Stored data:
========
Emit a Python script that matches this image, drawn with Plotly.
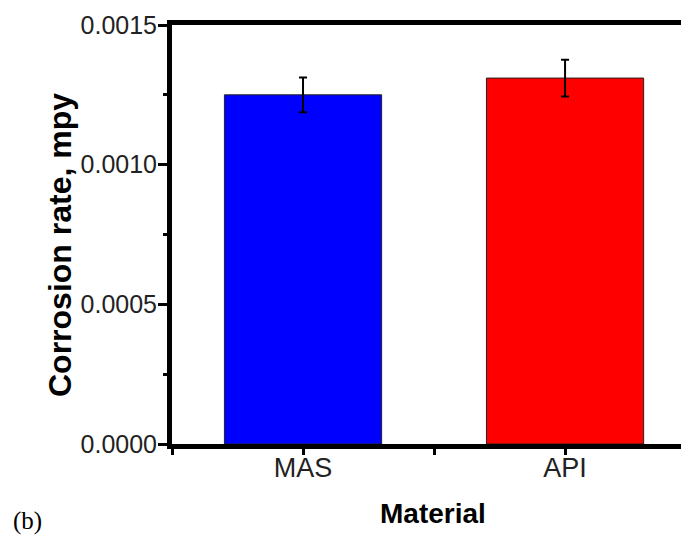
import plotly.graph_objects as go

materials = ["MAS", "API"]
corrosion_rate = [0.00125, 0.00131]
error = [0.0000625, 0.000066]
bar_colors = ["#0000FF", "#FF0000"]

x_pos = list(range(len(materials)))
x_tickvals = [-0.5, 0, 0.5, 1, 1.5]
x_ticktext = ["", "MAS", "", "API", ""]
y_tickvals = [0, 0.0005, 0.0010, 0.0015]

# page body has an 8px margin; size the figure to fill the visible window
OFF = 8
W, H = 689 - OFF, 540 - OFF
L, R, T = 172 - OFF, 0, 25 - OFF
B = H - (444 - OFF)
ph = H - T - B

fig = go.Figure()
fig.add_trace(go.Bar(
    x=x_pos, y=corrosion_rate, width=0.6,
    marker=dict(color=bar_colors, line=dict(color="#222222", width=1)),
    error_y=dict(type="data", array=error, visible=True,
                 color="black", thickness=2, width=4),
    showlegend=False,
))

fig.update_layout(
    width=W, height=H,
    margin=dict(l=L, r=R, t=T, b=B, pad=0),
    plot_bgcolor="white", paper_bgcolor="white",
    xaxis=dict(
        range=[-0.5, 1.473], tickvals=x_tickvals, ticktext=x_ticktext,
        showline=True, linecolor="black", linewidth=5, mirror=True,
        ticks="outside", ticklen=6, tickwidth=3, tickcolor="black",
        ticklabelstandoff=-10,
        showgrid=False, zeroline=False,
        tickfont=dict(family="Liberation Sans, Arial", size=27, color="#222222"),
    ),
    yaxis=dict(
        range=[0, 0.0015], tickvals=y_tickvals, tickformat=".4f",
        showline=True, linecolor="black", linewidth=5, mirror=False,
        ticks="outside", ticklen=9, tickwidth=3, tickcolor="black",
        ticklabelstandoff=-4,
        minor=dict(dtick=0.00025, ticks="outside", ticklen=4, tickwidth=3, tickcolor="black"),
        showgrid=False, zeroline=False,
        tickfont=dict(family="Liberation Sans, Arial", size=25, color="#222222"),
    ),
)

def px_to_paper_y(py):
    return (H - B - (py - OFF)) / ph

def px_to_paper_x(px):
    return ((px - OFF) - L) / (W - L - R)

fig.add_annotation(text="<b>Material</b>", xref="paper", yref="paper",
                   x=px_to_paper_x(433), y=px_to_paper_y(513),
                   showarrow=False, xanchor="center", yanchor="middle",
                   font=dict(family="Liberation Sans, Arial", size=28, color="black"))
fig.add_annotation(text="<b>Corrosion rate, mpy</b>", xref="paper", yref="paper",
                   x=px_to_paper_x(60), y=px_to_paper_y(245), textangle=-90,
                   showarrow=False, xanchor="center", yanchor="middle",
                   font=dict(family="Liberation Sans, Arial", size=32, color="black"))
fig.add_annotation(text="(b)", xref="paper", yref="paper",
                   x=px_to_paper_x(27), y=px_to_paper_y(521),
                   showarrow=False, xanchor="center", yanchor="middle",
                   font=dict(family="Liberation Serif, Times New Roman", size=25, color="black"))

fig.write_html("out.html")
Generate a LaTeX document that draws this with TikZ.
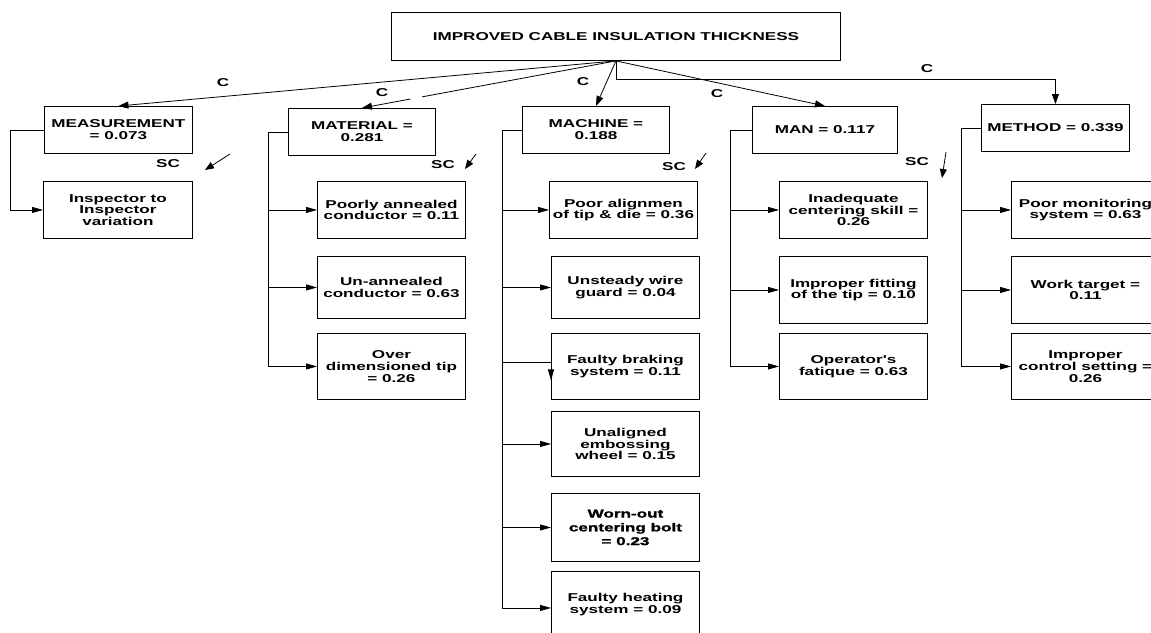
\documentclass[tikz,border=0pt]{standalone}
\usepackage{fontspec}
\newfontfamily\dfont{Liberation Sans}[FakeStretch=1.5]
\newfontfamily\hfont{Liberation Sans}[FakeStretch=1.5, BoldFeatures={FakeBold=1.6}]
\usetikzlibrary{arrows.meta,calc}
\begin{document}
\begin{tikzpicture}[x=1pt,y=-1pt,
  txt/.style={font=\dfont\bfseries\fontsize{11.4}{11.8}\selectfont},
  box/.style={txt, draw, line width=0.9pt, anchor=north west, inner sep=0pt, align=center},
  lbl/.style={txt, inner sep=0pt},
  ln/.style={line width=0.8pt},
  arr/.style={line width=0.8pt, -{Triangle[length=11pt,width=6pt]}},
  carr/.style={line width=0.8pt, -{Triangle[length=10pt,width=7pt]}},
  sarr/.style={line width=0.8pt, -{Triangle[length=9pt,width=7pt]}},
]
\fill[white] (0,0) rectangle (1151,632);
\useasboundingbox (0,0) rectangle (1151,632);
\clip (0,0) rectangle (1151,632);

% title
\node[box, minimum width=449pt, minimum height=48pt] (title) at (391,12) {IMPROVED CABLE INSULATION THICKNESS};

% categories
\node[box, minimum width=148pt, minimum height=47pt] (meas) at (44,106) {MEASUREMENT\\= 0.073};
\node[box, minimum width=147pt, minimum height=47pt] (mat) at (288,108) {MATERIAL =\\0.281};
\node[box, minimum width=147pt, minimum height=47pt] (mach) at (522,106) {MACHINE =\\0.188};
\node[box, minimum width=145pt, minimum height=47pt] (man) at (752,106) {MAN = 0.117};
\node[box, minimum width=148pt, minimum height=47pt] (meth) at (981,104) {METHOD = 0.339};

% sub-causes
\node[box, minimum width=149pt, minimum height=57pt] (insp) at (43,181) {Inspector to\\Inspector\\variation};

\node[box, minimum width=148pt, minimum height=57pt] (pa) at (317,181) {Poorly annealed\\conductor = 0.11};
\node[box, minimum width=148pt, minimum height=62pt] (ua) at (317,256) {Un-annealed\\conductor = 0.63};
\node[box, minimum width=148pt, minimum height=66pt] (od) at (317,333) {Over\\dimensioned tip\\= 0.26};

\node[box, minimum width=148pt, minimum height=57pt] (pal) at (549,181) {Poor alignmen\\of tip \& die = 0.36};
\node[box, minimum width=148pt, minimum height=62pt] (uw) at (551,256) {Unsteady wire\\guard = 0.04};
\node[box, minimum width=148pt, minimum height=66pt] (fb) at (551,333) {Faulty braking\\system = 0.11};
\node[box, minimum width=148pt, minimum height=65pt] (uew) at (551,411) {Unaligned\\embossing\\wheel = 0.15};
\node[box, minimum width=148pt, minimum height=68pt, font=\hfont\bfseries\fontsize{11.4}{13.8}\selectfont] (wc) at (551,493) {Worn-out\\centering bolt\\= 0.23};
\node[box, minimum width=148pt, minimum height=66pt] (fh) at (551,571) {Faulty heating\\system = 0.09};

\node[box, minimum width=148pt, minimum height=57pt] (ic) at (779,181) {Inadequate\\centering skill =\\0.26};
\node[box, minimum width=148pt, minimum height=67pt] (ift) at (779,256) {Improper fitting\\of the tip = 0.10};
\node[box, minimum width=148pt, minimum height=66pt] (of) at (779,333) {Operator's\\fatique = 0.63};

\node[box, minimum width=148pt, minimum height=57pt] (pm) at (1011,181) {Poor monitoring\\system = 0.63};
\node[box, minimum width=148pt, minimum height=67pt] (wt) at (1011,256) {Work target =\\0.11};
\node[box, minimum width=148pt, minimum height=66pt] (ics) at (1011,333) {Improper\\control setting =\\0.26};

% title connectors
\draw[carr] (title.south) -- (meas.north);
\draw[carr, dash pattern=on 197pt off 12pt on 300pt] (title.south) -- (mat.north);
\draw[carr] (title.south) -- (mach.north);
\draw[carr] (title.south) -- (man.north);
\draw[carr] (title.south) -- ++(0,18) -| (meth.north);

\node[lbl] (c1) at (223,83) {C};
\node[lbl] (c2) at (382,93) {C};
\node[lbl] (c3) at (583,82) {C};
\node[lbl] (c4) at (717,94) {C};
\node[lbl] (c5) at (927,69) {C};

% SC labels and arrows
\node[lbl] (sc1) at (168,164) {SC};
\node[lbl] (sc2) at (443,165) {SC};
\node[lbl] (sc3) at (674,167) {SC};
\node[lbl] (sc4) at (917,162) {SC};
\coordinate (s1a) at (230,154); \coordinate (s1b) at (205,170);
\coordinate (s2a) at (476,154); \coordinate (s2b) at (465,169);
\coordinate (s3a) at (706,153); \coordinate (s3b) at (695,169);
\coordinate (s4a) at (946,152); \coordinate (s4b) at (942,178);
\draw[sarr] (s1a) -- (s1b);
\draw[sarr] (s2a) -- (s2b);
\draw[sarr] (s3a) -- (s3b);
\draw[sarr] (s4a) -- (s4b);

% buses
\coordinate (busA) at (10,0);
\coordinate (busB) at (268,0);
\coordinate (busC) at (502,0);
\coordinate (busD) at (730,0);
\coordinate (busE) at (961,0);

\draw[arr] (meas.west) -- (meas.west -| busA) |- (insp.west);

\foreach \c in {pa,ua,od}
  \draw[arr] (mat.west) -- (mat.west -| busB) |- (\c.west);

\foreach \c in {pal,uw,uew,wc}
  \draw[arr] (mach.west) -- (mach.west -| busC) |- (\c.west);
\draw[arr] (mach.west) -- (mach.west -| busC) |- ($(fh.west)+(0,3.5)$);
\draw[arr] (mach.west) -- (mach.west -| busC) |- ($(fb.west)+(0,-4)$) -- ($(fb.west)+(0,14)$);

\foreach \c in {ic,ift,of}
  \draw[arr] (man.west) -- (man.west -| busD) |- (\c.west);

\foreach \c in {pm,wt,ics}
  \draw[arr] (meth.west) -- (meth.west -| busE) |- (\c.west);
\end{tikzpicture}
\end{document}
========
Write down every line from the opening of the listing to the line with "return ((px - OFF) - L) / (W - L - R)", both included, and nothing else; the pictures are omitted.

Emit a Python script that matches this image, drawn with Plotly.
import plotly.graph_objects as go

materials = ["MAS", "API"]
corrosion_rate = [0.00125, 0.00131]
error = [0.0000625, 0.000066]
bar_colors = ["#0000FF", "#FF0000"]

x_pos = list(range(len(materials)))
x_tickvals = [-0.5, 0, 0.5, 1, 1.5]
x_ticktext = ["", "MAS", "", "API", ""]
y_tickvals = [0, 0.0005, 0.0010, 0.0015]

# page body has an 8px margin; size the figure to fill the visible window
OFF = 8
W, H = 689 - OFF, 540 - OFF
L, R, T = 172 - OFF, 0, 25 - OFF
B = H - (444 - OFF)
ph = H - T - B

fig = go.Figure()
fig.add_trace(go.Bar(
    x=x_pos, y=corrosion_rate, width=0.6,
    marker=dict(color=bar_colors, line=dict(color="#222222", width=1)),
    error_y=dict(type="data", array=error, visible=True,
                 color="black", thickness=2, width=4),
    showlegend=False,
))

fig.update_layout(
    width=W, height=H,
    margin=dict(l=L, r=R, t=T, b=B, pad=0),
    plot_bgcolor="white", paper_bgcolor="white",
    xaxis=dict(
        range=[-0.5, 1.473], tickvals=x_tickvals, ticktext=x_ticktext,
        showline=True, linecolor="black", linewidth=5, mirror=True,
        ticks="outside", ticklen=6, tickwidth=3, tickcolor="black",
        ticklabelstandoff=-10,
        showgrid=False, zeroline=False,
        tickfont=dict(family="Liberation Sans, Arial", size=27, color="#222222"),
    ),
    yaxis=dict(
        range=[0, 0.0015], tickvals=y_tickvals, tickformat=".4f",
        showline=True, linecolor="black", linewidth=5, mirror=False,
        ticks="outside", ticklen=9, tickwidth=3, tickcolor="black",
        ticklabelstandoff=-4,
        minor=dict(dtick=0.00025, ticks="outside", ticklen=4, tickwidth=3, tickcolor="black"),
        showgrid=False, zeroline=False,
        tickfont=dict(family="Liberation Sans, Arial", size=25, color="#222222"),
    ),
)

def px_to_paper_y(py):
    return (H - B - (py - OFF)) / ph

def px_to_paper_x(px):
    return ((px - OFF) - L) / (W - L - R)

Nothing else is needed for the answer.